O conto O Funcionário (pp. 291-314) é uma história exemplar. Muito bem narrada.. O sr. Artur Mascarenhas Penteado é ubíquo. Infesta todas as nossas instituições. Não vou tirar o prazer da leitura de ninguém. Só adianto que ele ingressa numa empresa, finge o que não é, ‘trabalha’ anos na companhia de gente graúda e miúda que nada vê de estranho em seu insólito comportamento. Ah, se não fosse o pequeno incidente que mudou toda a história!
Mas estão asfixiando o autor brasileiro. Em quase todos os lugares. Nas livrarias, bibliotecas, escolas, governos, a norma é o ocultamento.
E a mídia, que transforma tudo em espetáculo, não está sabendo discernir que o tempo, o espaço e os prazos de autores e livros são outros. O Jabuti deste ano incorreu em mais um erro dos muitos que tem repetido há alguns anos.
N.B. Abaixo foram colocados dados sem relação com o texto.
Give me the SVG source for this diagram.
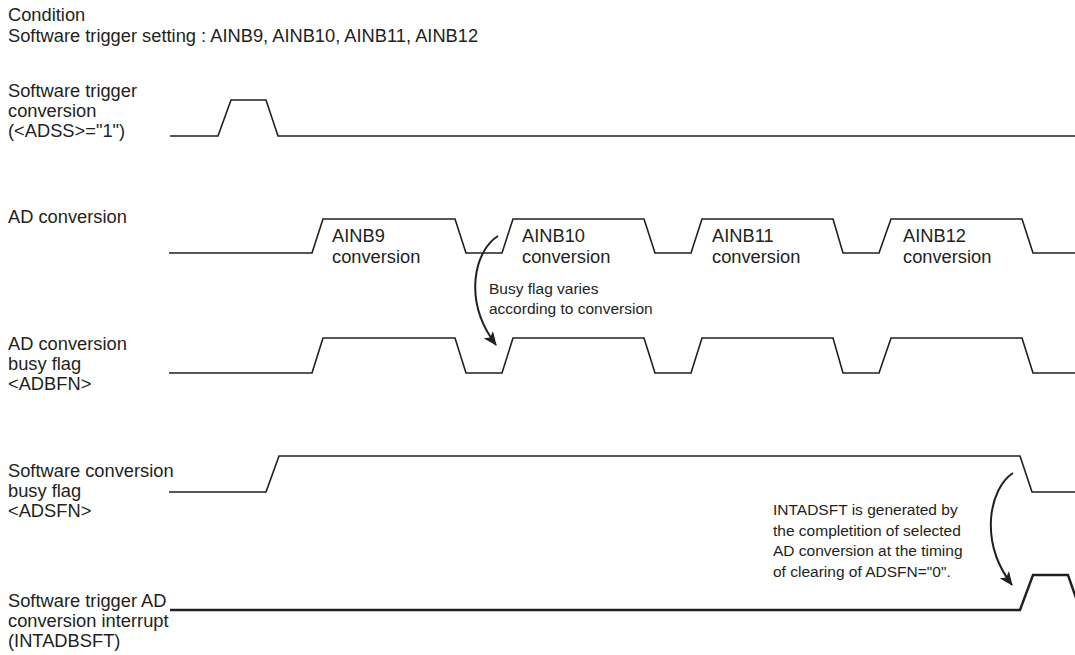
<svg xmlns="http://www.w3.org/2000/svg" width="1075" height="655" viewBox="0 0 1075 655">
<style>
text{font-family:"Liberation Sans",Arial,sans-serif;fill:#231f20}
.lbl{font-size:18.3px}
.sm{font-size:15.5px}
.wave{fill:none;stroke:#231f20;stroke-width:1.6;stroke-linejoin:miter}
.thick{stroke-width:2.4}
.arr{fill:none;stroke:#231f20;stroke-width:2}
</style>
<defs>
<marker id="ah" viewBox="0 0 14 12" refX="13" refY="6" markerWidth="14" markerHeight="12" markerUnits="userSpaceOnUse" orient="auto">
<path d="M0,0 L14,6 L0,12 L3.5,6 Z" fill="#231f20"/>
</marker>
</defs>
<rect width="1075" height="655" fill="#fff"/>
<g id="header">
<text class="lbl" x="8" y="20.5">Condition</text>
<text class="lbl" x="8" y="41.5">Software trigger setting : AINB9, AINB10, AINB11, AINB12</text>
</g>
<g id="adss">
<text class="lbl" x="8" y="97">Software trigger</text>
<text class="lbl" x="8" y="117">conversion</text>
<text class="lbl" x="8" y="137">(&lt;ADSS&gt;="1")</text>
<path class="wave" d="M170,136 H218 L231,100 H266 L278,136 H1075"/>
</g>
<g id="adconv">
<text class="lbl" x="8" y="223">AD conversion</text>
<path class="wave" d="M169,253 H312 L323,219 H455 L466,253 H502 L513,219 H644 L655,253 H691 L702,219 H833 L843,253 H879 L891,219 H1022 L1033,253 H1075"/>
<text class="lbl" x="332" y="242">AINB9</text>
<text class="lbl" x="332" y="263">conversion</text>
<text class="lbl" x="522" y="242">AINB10</text>
<text class="lbl" x="522" y="263">conversion</text>
<text class="lbl" x="712" y="242">AINB11</text>
<text class="lbl" x="712" y="263">conversion</text>
<text class="lbl" x="903" y="242">AINB12</text>
<text class="lbl" x="903" y="263">conversion</text>
</g>
<g id="adbfn">
<text class="lbl" x="8" y="350">AD conversion</text>
<text class="lbl" x="8" y="370">busy flag</text>
<text class="lbl" x="8" y="390">&lt;ADBFN&gt;</text>
<path class="wave" d="M169,373 H312 L323,338 H455 L466,373 H502 L513,338 H644 L655,373 H691 L702,338 H833 L843,373 H879 L891,338 H1022 L1033,373 H1075"/>
</g>
<g id="adsfn">
<text class="lbl" x="8" y="477">Software conversion</text>
<text class="lbl" x="8" y="497">busy flag</text>
<text class="lbl" x="8" y="517">&lt;ADSFN&gt;</text>
<path class="wave" d="M169,492 H266 L279,456 H1020 L1032,492 H1075"/>
</g>
<g id="intadbsft">
<text class="lbl" x="8" y="607">Software trigger AD</text>
<text class="lbl" x="8" y="627">conversion interrupt</text>
<text class="lbl" x="8" y="647">(INTADBSFT)</text>
<path class="wave thick" d="M170,610 H1020 L1033,575 H1068 L1076,598"/>
</g>
<g id="note-busy">
<text class="sm" x="489" y="294">Busy flag varies</text>
<text class="sm" x="489" y="314">according to conversion</text>
</g>
<g id="note-int">
<text class="sm" x="773" y="515">INTADSFT is generated by</text>
<text class="sm" x="773" y="535.5">the completition of selected</text>
<text class="sm" x="773" y="556">AD conversion at the timing</text>
<text class="sm" x="773" y="576.5">of clearing of ADSFN="0".</text>
</g>
<g id="connectors">
<path class="arr" d="M498,236 C475,250 462,300 496,345" marker-end="url(#ah)"/>
<path class="arr" d="M1013,473 C990,488 978,540 1012,585" marker-end="url(#ah)"/>
</g>
</svg>
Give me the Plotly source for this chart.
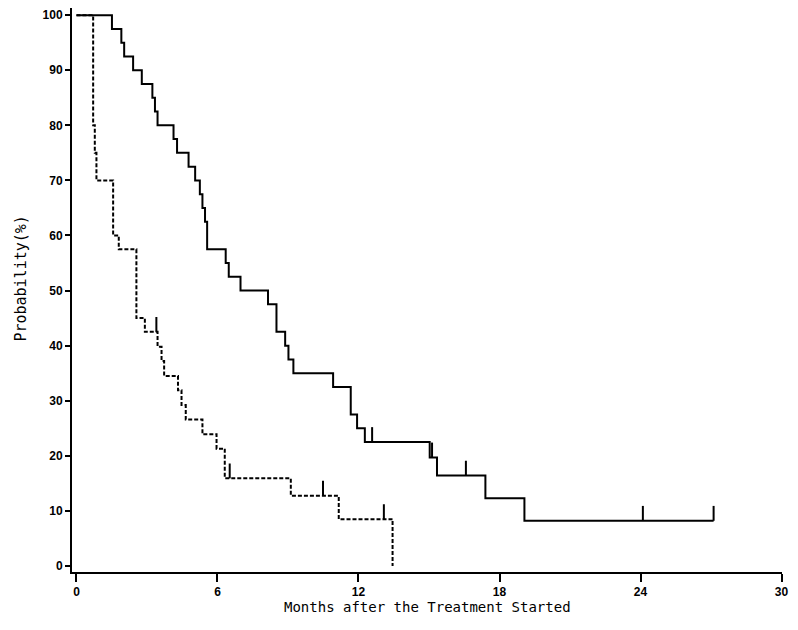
import plotly.graph_objects as go

# ---- data ----
solid_times = [0, 1.51, 1.91, 2.03, 2.41, 2.78, 3.23, 3.34, 3.45, 4.13, 4.28, 4.77, 5.05,
               5.25, 5.36, 5.47, 5.56, 6.35, 6.48, 6.98, 8.15, 8.51, 8.88, 9.02, 9.23,
               10.92, 11.67, 11.94, 12.27, 15.03, 15.34, 17.40, 19.06]
solid_surv = [100, 97.5, 95.0, 92.5, 90.0, 87.5, 85.0, 82.5, 80.0, 77.5, 75.0, 72.5, 70.0,
              67.5, 65.0, 62.5, 57.5, 55.0, 52.5, 50.0, 47.5, 42.5, 40.0, 37.5, 35.0,
              32.5, 27.5, 25.0, 22.5, 19.7, 16.4, 12.3, 8.2]
solid_censor = [12.58, 15.13, 16.57, 24.10, 27.11]

dashed_times = [0, 0.71, 0.78, 0.85, 1.56, 1.80, 2.55, 2.91, 3.45, 3.62, 3.73, 4.32, 4.47,
                4.65, 5.36, 5.96, 6.31, 9.12, 11.16, 13.45]
dashed_surv = [100, 80.0, 75.0, 70.0, 60.0, 57.5, 45.0, 42.5, 39.8, 37.2, 34.5, 31.9, 29.2,
               26.6, 23.9, 21.3, 15.9, 12.75, 8.5, 0]
dashed_censor = [3.40, 6.52, 10.49, 13.08]

x_ticks = [0, 6, 12, 18, 24, 30]
y_ticks = [0, 10, 20, 30, 40, 50, 60, 70, 80, 90, 100]

CENSOR_H = 2.7


def surv_at(times, surv, t):
    v = surv[0]
    for ti, si in zip(times, surv):
        if ti <= t:
            v = si
    return v


def censor_segments(times, surv, cens):
    xs, ys = [], []
    for c in cens:
        s = surv_at(times, surv, c)
        xs += [c, c, None]
        ys += [s, s + CENSOR_H, None]
    return xs, ys


fig = go.Figure()

# solid curve (extend to last censor time)
sx = solid_times + [max(solid_censor)]
sy = solid_surv + [solid_surv[-1]]
fig.add_trace(go.Scatter(x=sx, y=sy, mode="lines", line=dict(color="black", width=2, shape="hv"),
                         showlegend=False, hoverinfo="skip"))
cx, cy = censor_segments(solid_times, solid_surv, solid_censor)
fig.add_trace(go.Scatter(x=cx, y=cy, mode="lines", line=dict(color="black", width=2),
                         showlegend=False, hoverinfo="skip"))

# dashed curve
fig.add_trace(go.Scatter(x=dashed_times, y=dashed_surv, mode="lines",
                         line=dict(color="black", width=2, shape="hv", dash="4px,2px"),
                         showlegend=False, hoverinfo="skip"))
cx, cy = censor_segments(dashed_times, dashed_surv, dashed_censor)
fig.add_trace(go.Scatter(x=cx, y=cy, mode="lines", line=dict(color="black", width=2),
                         showlegend=False, hoverinfo="skip"))

tickfont = dict(family="Liberation Sans Narrow, Arial Narrow, sans-serif", size=12,
                color="black", weight="bold")
titlefont = dict(family="DejaVu Sans Mono, monospace", size=14, color="black")

fig.update_layout(
    width=798, height=630,
    margin=dict(l=72, r=16, t=8, b=58),
    paper_bgcolor="white", plot_bgcolor="white",
    xaxis=dict(range=[-0.19, 30.02], tickvals=x_ticks, ticktext=[str(v) for v in x_ticks],
               showgrid=False, zeroline=False, showline=True, linecolor="black", linewidth=2,
               ticks="outside", ticklen=8, tickwidth=2, tickcolor="black", tickfont=tickfont),
    yaxis=dict(range=[-1.1, 101.3], tickvals=y_ticks, ticktext=[str(v) for v in y_ticks],
               showgrid=False, zeroline=False, showline=True, linecolor="black", linewidth=2,
               ticks="outside", ticklen=5, tickwidth=1.5, tickcolor="black", tickfont=tickfont),
    annotations=[
        dict(text="Months after the Treatment Started", xref="paper", yref="paper",
             x=0.5, y=-0.062, xanchor="center", yanchor="middle", showarrow=False,
             font=titlefont),
        dict(text="Probability(%)", xref="paper", yref="paper", x=-0.072, y=0.52,
             xanchor="center", yanchor="middle", showarrow=False, textangle=-90,
             font=dict(family="DejaVu Sans Mono, monospace", size=15, color="black")),
    ],
)

fig.write_html("out.html", config={"displayModeBar": False},
               post_script="document.body.style.margin='0';document.body.style.overflow='hidden';")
Esperemos agora que um escritor de ofício arrebate algum prêmio de música! Não é possível que Chico Buarque seja o romancista do ano. Seria o equivalente a reconhecer que um romancista gravou um cedê, com letras e músicas de sua autoria, e que arrasou, arrebatando um dos principais prêmios – de música – do ano!
Definitivamente, as coisas estão fora de lugar, sem ordenamento nenhum e, como dizia Machado de Assis, a confusão é geral.